General characteristics
- Class & type: Battle-class destroyer
- Displacement: 2,325 tons
- Length: 379 ft (116 m)
- Beam: 40.25 ft (12.27 m)
- Propulsion: Boilers: 2 Admiralty, 3 drum type; Turbines: 2 Parsons; Horsepower: 50,000 shp (37 MW); Shafts: 2;
- Speed: 34 knots (63 km/h)
- Complement: 247
- Armament: 2 × twin 4.5 in guns QF Mark III on mounting BD Mk. IV; 1 × single QF 4 inch naval gun Mk XXIII on mount Mk. III; 4 × twin 40 mm Bofors mounts "Hazemeyer" Mk. IV; 4-6 × single 40 mm Bofors mounts Mk. VII; 2 × quad tubes for 21 inch (533 mm) torpedoes Mk. IX; Two depth charge rails.; Four depth charge throwers.; Depth charges later replaced by 1 × Squid A/S mortar;

= HMS Vigo (D31) =

Battle-class destroyer

HMS Vigo was a of the Royal Navy. She was named after the Battle of Vigo, which took place in 1702 during the War of Spanish Succession between a British-Dutch Fleet and the French, and which ended in a victory for the British. Vigo was built by Fairfield Shipbuilding and Engineering Company of Govan. She was launched on 27 September 1945 and commissioned on 9 December 1946.

==Service history==
Upon commissioning, Vigo was placed in Reserve along with a number of her sister-ships. In 1949, Vigo joined the 3rd Destroyer Flotilla, based in the Mediterranean, which at that time, had quite a large Royal Navy presence.

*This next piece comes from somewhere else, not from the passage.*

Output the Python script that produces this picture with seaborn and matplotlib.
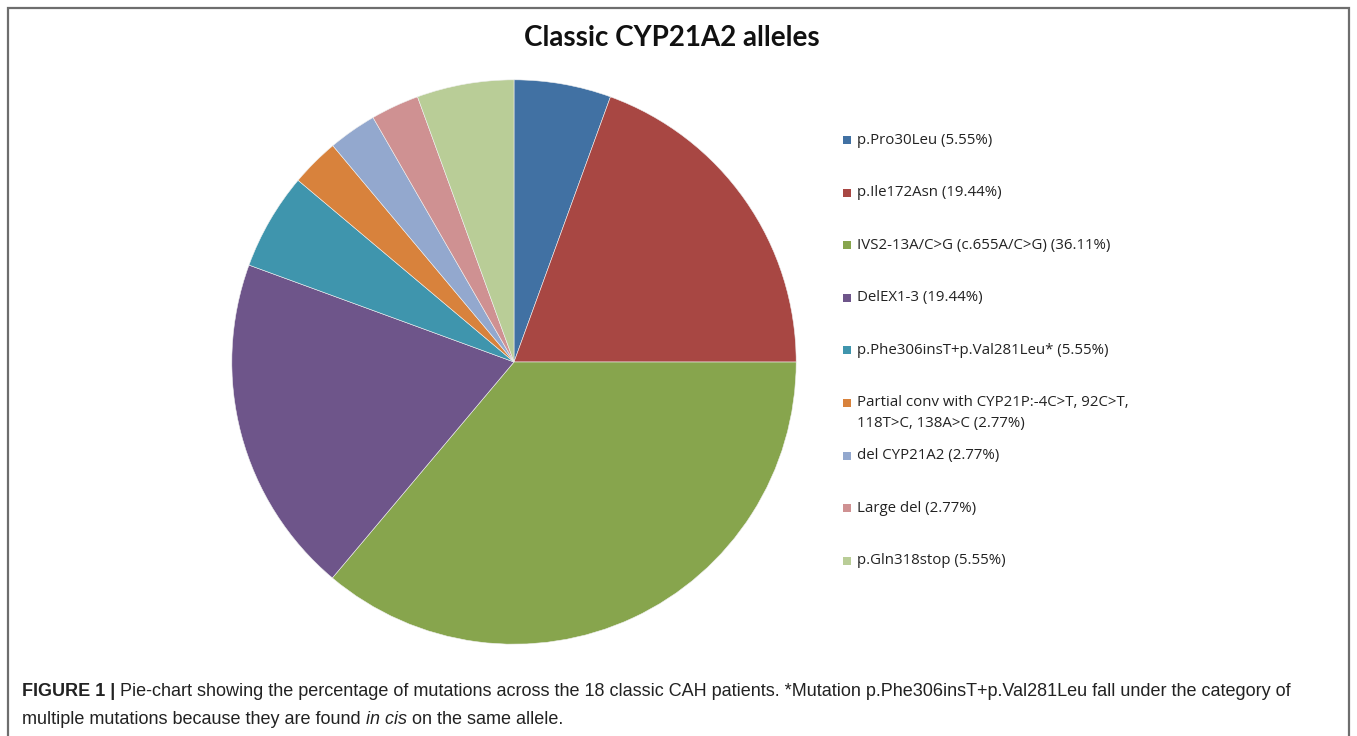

She performed a variety of operations there, at a time when there was much going on in the region and nearby, such as the internal turmoil in Egypt between 1951-1954.

In 1953, while still in the Mediterranean, Vigo suffered a fire onboard her, causing minor damage, though Vigo would suffer another fire in 1954. Also that year, Vigo became the Gunnery Training Ship based at Portsmouth, a duty that a number of her sister ships also performed.

In addition to being the Gunnery Training Ship to HMS Excellent, at Whale Island, Vigo was also Captain (D) of the Portsmouth Squadron.

As well as her Gunnery duties, during the period 1958–59, Vigo also carried out two Icelandic patrols during the first Cod War; took part in NATO exercises, and visited such ports as Vigo, Cuxhaven, Caen and Den Helder, before being paid off in September, 1959, having been relieved as Captain (D) by around 17 August 1959. By this date her hull was considered to be beyond economic repair. Her last commanding officer, Captain Michael Pollock, went on to become an Admiral of the Fleet.

==Disposal==
Following decommissioning in 1959, she was finally scrapped in 1964 at Faslane.